Major Bosshardt was a well-known officer who worked in the Red Light District (aka ‘De Wallen’). She could be described as “one of a kind” and became a national hero through her work in Amsterdam.
From the age of 20 she worked for the Salvation Army as a social worker, first in Utrecht, later Rotterdam and finally Amsterdam.
When Amsterdam North was bombarded in July 1943, she fled to Hilversum, some 30 miles away, together with Jewish children that she kept hidden from the German Nazi invaders.
From 1948 onwards Bosshardt held Christmas meetings for prostitutes in De Wallen area and always gave them a helping hand. She said the following about her relationship with prostitutes: “Should I believe that I can fight prostitution? No way! I try and give these women a helping hand often enough so that at the moment they want to grab one, they can reach out. We accept these girls and women as they are, in their situation. In fact, I could have essentially been there too.” She established her head quarters at the Oudezijds Voorburgwal, right in the middle of De Wallen area, in a house she rented. Although she was promoted to Lieutenant colonel, the Dutch knew her as ‘Major Bosshardt’. On national television she could say sharp and true things, but was never offensive, a virtue not many people have. She also loved to laugh.
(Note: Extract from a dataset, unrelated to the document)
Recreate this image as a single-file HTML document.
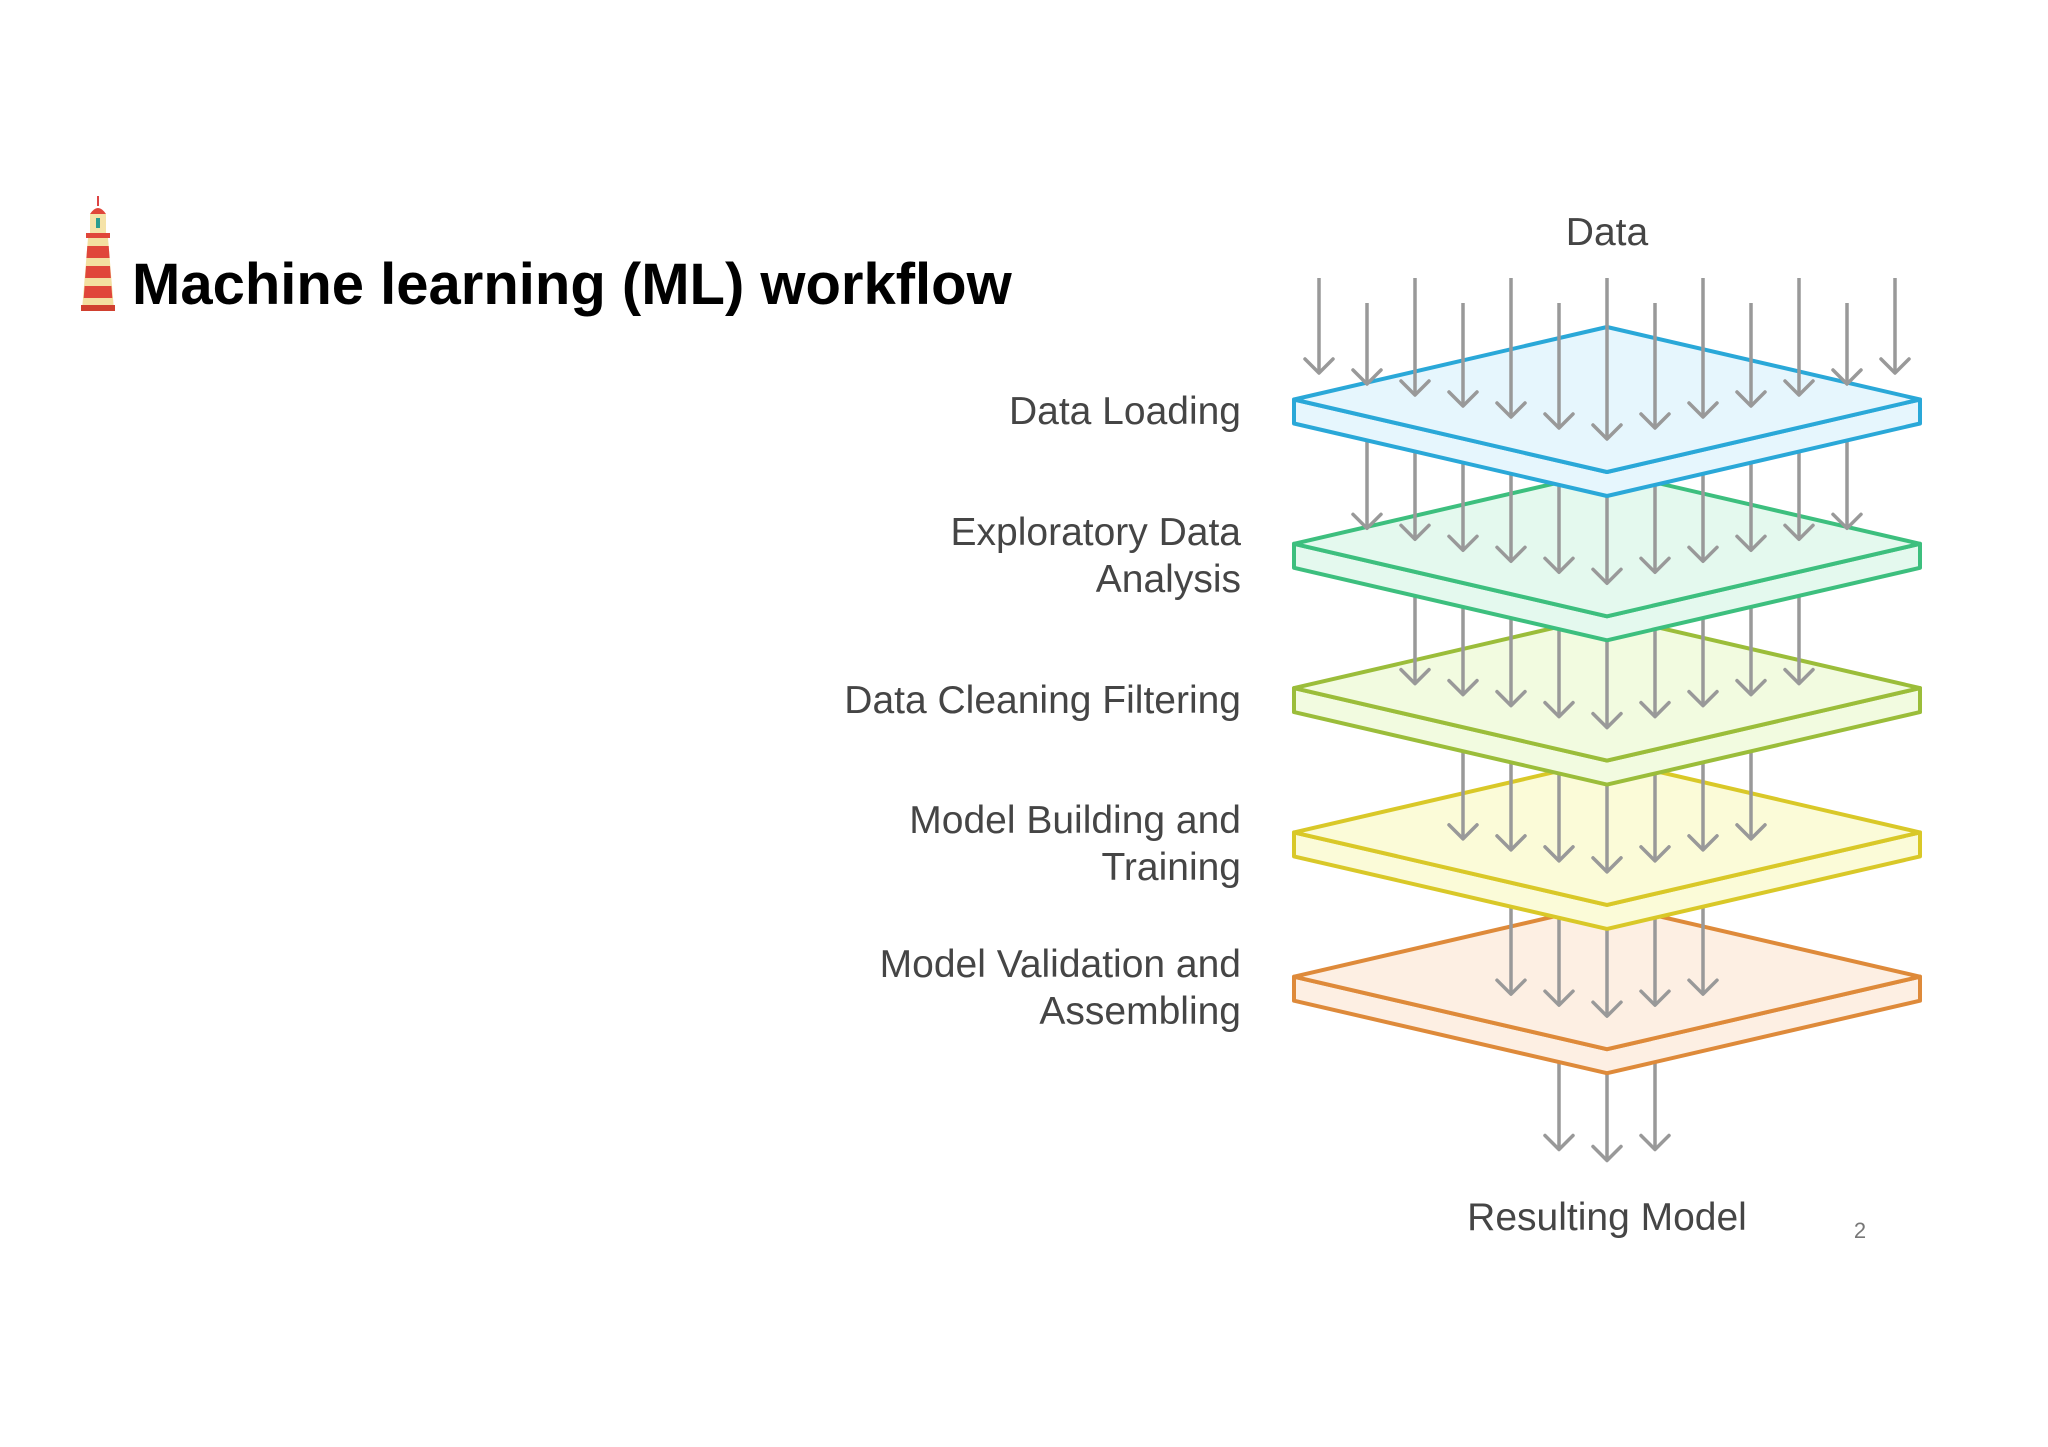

Major Bosshardt took crown Princess Beatrix to Amsterdam’s Red Light District, to show her the scene, the women and the work she did for prostitutes. Although Beatrix went incognito, dressed as a civilian woman with a scarf over her hair, a picture was published by De Telegraaf – a Dutch newspaper – of the event.
In the tv program ‘Villa Felderhof’, she could be seen together with co-guest Herman Brood – Dutch rockband leader and artist. Brood was addicted to alcohol and drugs. The tv program was filmed in a luxurious mansion near St. Tropez, not exactly a background that you expect from the Salvation Army.
Sitting in an expensive boat off the coast, the question was raised if someone could go to heaven. “Well, I don’t know whether this will happen to me”, Major Bosshardt said modestly and in earnest. Her companion, the naughty alcohol and speed addicted Herman Brood had to laugh so hard, he almost fell off the boat. “If you don’t go, my chances are zero!!” Brood giggled. “If a saint like you can’t come in, who can?” Not long after this, Herman Brood – who was on a diet of one bottle Cointreau per day plus several shots of speed – jumped off the roof of Amsterdam’s Hilton Hotel and was found dead 12 floors below on the pavement in front of the hotel.
Alida Margareta Bosshardt died in 2007, at the age of 94 years old. She was knight and officer in the Order of Orange-Nassau and was distinguished with many prices and awards. One of which was the Israeli Yad Vashem distinction, for brave and excellent citizenship for her actions during the Second World War.
Major Bosshardt was immortalized in a bronze statue on the Oudezijds Voorburgwal, where most of her life took place. It presents this Wonderful woman sitting on a bench, in her simple Salvation Army uniform.